◆ TASK DETAILS ◆
Beginning with the line that contains "Recreate this image as a web" and ending with the line that contains "sínszál', 'ST-A', 'ST-B'];", reproduce each line exactly; include both and add nothing.

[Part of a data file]
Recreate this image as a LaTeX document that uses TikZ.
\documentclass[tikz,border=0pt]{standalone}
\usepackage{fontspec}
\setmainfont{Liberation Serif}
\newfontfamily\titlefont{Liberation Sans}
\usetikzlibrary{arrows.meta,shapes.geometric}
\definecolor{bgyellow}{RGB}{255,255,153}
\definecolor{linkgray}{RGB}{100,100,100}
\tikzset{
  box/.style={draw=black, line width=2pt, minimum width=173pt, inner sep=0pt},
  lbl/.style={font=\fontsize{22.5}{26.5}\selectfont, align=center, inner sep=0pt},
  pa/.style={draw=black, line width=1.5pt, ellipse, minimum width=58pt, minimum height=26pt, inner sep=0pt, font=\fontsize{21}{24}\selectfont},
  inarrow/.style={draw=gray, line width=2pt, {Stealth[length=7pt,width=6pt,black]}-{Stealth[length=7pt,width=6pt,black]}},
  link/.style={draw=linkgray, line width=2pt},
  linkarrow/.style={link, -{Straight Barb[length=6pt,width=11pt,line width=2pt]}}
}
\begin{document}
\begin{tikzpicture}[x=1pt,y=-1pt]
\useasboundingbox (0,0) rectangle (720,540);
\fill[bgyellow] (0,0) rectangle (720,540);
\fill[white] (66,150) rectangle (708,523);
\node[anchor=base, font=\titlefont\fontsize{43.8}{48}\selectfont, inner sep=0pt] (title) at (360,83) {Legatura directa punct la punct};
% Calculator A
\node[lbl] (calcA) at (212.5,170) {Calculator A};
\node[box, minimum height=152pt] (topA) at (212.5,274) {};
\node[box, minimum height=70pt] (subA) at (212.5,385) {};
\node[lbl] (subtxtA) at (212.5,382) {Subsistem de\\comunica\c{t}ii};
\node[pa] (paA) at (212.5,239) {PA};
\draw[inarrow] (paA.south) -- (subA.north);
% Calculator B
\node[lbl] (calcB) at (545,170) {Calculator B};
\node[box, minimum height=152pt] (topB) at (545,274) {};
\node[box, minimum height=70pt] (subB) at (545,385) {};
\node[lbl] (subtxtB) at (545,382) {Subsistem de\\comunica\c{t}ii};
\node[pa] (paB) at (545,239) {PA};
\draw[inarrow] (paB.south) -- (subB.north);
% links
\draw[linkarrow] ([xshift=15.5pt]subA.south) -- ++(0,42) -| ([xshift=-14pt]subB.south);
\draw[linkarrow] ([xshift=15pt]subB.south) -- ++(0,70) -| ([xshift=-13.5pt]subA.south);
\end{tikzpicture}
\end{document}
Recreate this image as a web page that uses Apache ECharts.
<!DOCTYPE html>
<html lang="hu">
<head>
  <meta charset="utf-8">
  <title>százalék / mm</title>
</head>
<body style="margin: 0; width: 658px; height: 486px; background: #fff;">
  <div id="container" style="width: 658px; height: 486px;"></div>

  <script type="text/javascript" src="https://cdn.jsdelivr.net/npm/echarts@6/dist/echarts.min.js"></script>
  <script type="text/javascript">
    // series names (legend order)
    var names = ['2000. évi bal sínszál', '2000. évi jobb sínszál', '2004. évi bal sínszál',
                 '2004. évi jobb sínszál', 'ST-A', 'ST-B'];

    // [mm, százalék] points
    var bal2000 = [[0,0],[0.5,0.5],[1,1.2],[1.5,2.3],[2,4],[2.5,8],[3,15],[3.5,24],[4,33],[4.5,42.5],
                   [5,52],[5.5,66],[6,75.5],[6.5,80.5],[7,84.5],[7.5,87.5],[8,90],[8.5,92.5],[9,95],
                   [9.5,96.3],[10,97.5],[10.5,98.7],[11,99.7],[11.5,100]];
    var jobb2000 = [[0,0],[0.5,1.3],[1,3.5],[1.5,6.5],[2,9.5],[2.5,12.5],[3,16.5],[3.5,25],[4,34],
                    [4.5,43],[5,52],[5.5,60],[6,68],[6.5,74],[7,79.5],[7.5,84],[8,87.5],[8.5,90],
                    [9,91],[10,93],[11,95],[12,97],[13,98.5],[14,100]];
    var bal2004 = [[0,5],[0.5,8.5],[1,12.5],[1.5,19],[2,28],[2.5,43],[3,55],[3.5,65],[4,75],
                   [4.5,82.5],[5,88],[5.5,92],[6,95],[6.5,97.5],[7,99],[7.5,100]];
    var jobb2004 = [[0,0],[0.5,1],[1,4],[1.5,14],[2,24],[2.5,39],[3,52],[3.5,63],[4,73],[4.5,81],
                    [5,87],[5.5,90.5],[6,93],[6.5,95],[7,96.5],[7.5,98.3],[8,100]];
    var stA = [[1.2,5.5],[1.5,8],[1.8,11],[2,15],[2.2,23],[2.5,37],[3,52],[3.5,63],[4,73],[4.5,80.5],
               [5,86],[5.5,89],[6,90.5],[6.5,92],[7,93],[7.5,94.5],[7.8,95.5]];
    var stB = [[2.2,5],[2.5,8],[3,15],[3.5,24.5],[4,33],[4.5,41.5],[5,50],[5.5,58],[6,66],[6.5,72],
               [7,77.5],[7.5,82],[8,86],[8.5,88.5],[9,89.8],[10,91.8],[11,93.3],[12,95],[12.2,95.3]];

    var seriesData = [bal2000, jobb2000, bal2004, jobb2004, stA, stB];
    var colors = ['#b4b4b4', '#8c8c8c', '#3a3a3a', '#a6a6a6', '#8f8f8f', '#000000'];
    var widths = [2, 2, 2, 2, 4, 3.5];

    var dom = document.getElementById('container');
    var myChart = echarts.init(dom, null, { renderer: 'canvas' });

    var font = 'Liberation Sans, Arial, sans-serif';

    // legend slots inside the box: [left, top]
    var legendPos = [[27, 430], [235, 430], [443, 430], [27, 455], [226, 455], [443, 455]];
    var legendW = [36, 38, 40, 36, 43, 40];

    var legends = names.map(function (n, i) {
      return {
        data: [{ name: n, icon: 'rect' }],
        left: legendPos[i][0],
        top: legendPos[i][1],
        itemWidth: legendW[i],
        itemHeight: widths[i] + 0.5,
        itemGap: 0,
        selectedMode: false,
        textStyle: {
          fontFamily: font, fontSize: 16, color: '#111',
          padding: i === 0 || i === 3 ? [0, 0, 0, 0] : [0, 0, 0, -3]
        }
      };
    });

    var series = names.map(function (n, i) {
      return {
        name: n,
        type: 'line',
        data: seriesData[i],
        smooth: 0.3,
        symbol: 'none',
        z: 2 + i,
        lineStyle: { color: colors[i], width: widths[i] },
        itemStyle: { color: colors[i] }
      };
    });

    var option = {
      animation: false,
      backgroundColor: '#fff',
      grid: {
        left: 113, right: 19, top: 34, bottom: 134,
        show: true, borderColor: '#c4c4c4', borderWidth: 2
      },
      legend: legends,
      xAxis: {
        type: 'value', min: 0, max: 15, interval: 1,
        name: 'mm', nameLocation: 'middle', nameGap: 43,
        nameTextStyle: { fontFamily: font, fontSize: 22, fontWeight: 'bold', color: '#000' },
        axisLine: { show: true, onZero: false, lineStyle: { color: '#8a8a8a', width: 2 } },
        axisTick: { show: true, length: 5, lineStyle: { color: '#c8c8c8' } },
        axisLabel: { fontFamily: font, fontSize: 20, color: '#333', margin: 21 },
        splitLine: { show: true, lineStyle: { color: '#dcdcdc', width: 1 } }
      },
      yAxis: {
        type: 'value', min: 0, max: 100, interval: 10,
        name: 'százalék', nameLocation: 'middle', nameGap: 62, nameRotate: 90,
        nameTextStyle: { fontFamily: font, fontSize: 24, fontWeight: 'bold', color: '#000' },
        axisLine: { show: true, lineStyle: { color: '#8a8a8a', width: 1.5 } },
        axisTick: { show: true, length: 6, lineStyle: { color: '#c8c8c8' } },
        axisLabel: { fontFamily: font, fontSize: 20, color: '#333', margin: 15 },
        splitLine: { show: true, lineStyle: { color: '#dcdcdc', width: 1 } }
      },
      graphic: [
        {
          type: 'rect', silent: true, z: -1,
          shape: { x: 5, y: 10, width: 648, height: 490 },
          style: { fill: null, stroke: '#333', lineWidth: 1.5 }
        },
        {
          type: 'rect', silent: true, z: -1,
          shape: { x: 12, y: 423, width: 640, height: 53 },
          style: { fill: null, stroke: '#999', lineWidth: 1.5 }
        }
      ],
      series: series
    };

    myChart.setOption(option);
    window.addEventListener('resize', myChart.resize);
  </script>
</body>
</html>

◆ THE COMPLETED TASK ◆
Recreate this image as a web page that uses Apache ECharts.
<!DOCTYPE html>
<html lang="hu">
<head>
  <meta charset="utf-8">
  <title>százalék / mm</title>
</head>
<body style="margin: 0; width: 658px; height: 486px; background: #fff;">
  <div id="container" style="width: 658px; height: 486px;"></div>

  <script type="text/javascript" src="https://cdn.jsdelivr.net/npm/echarts@6/dist/echarts.min.js"></script>
  <script type="text/javascript">
    // series names (legend order)
    var names = ['2000. évi bal sínszál', '2000. évi jobb sínszál', '2004. évi bal sínszál',
                 '2004. évi jobb sínszál', 'ST-A', 'ST-B'];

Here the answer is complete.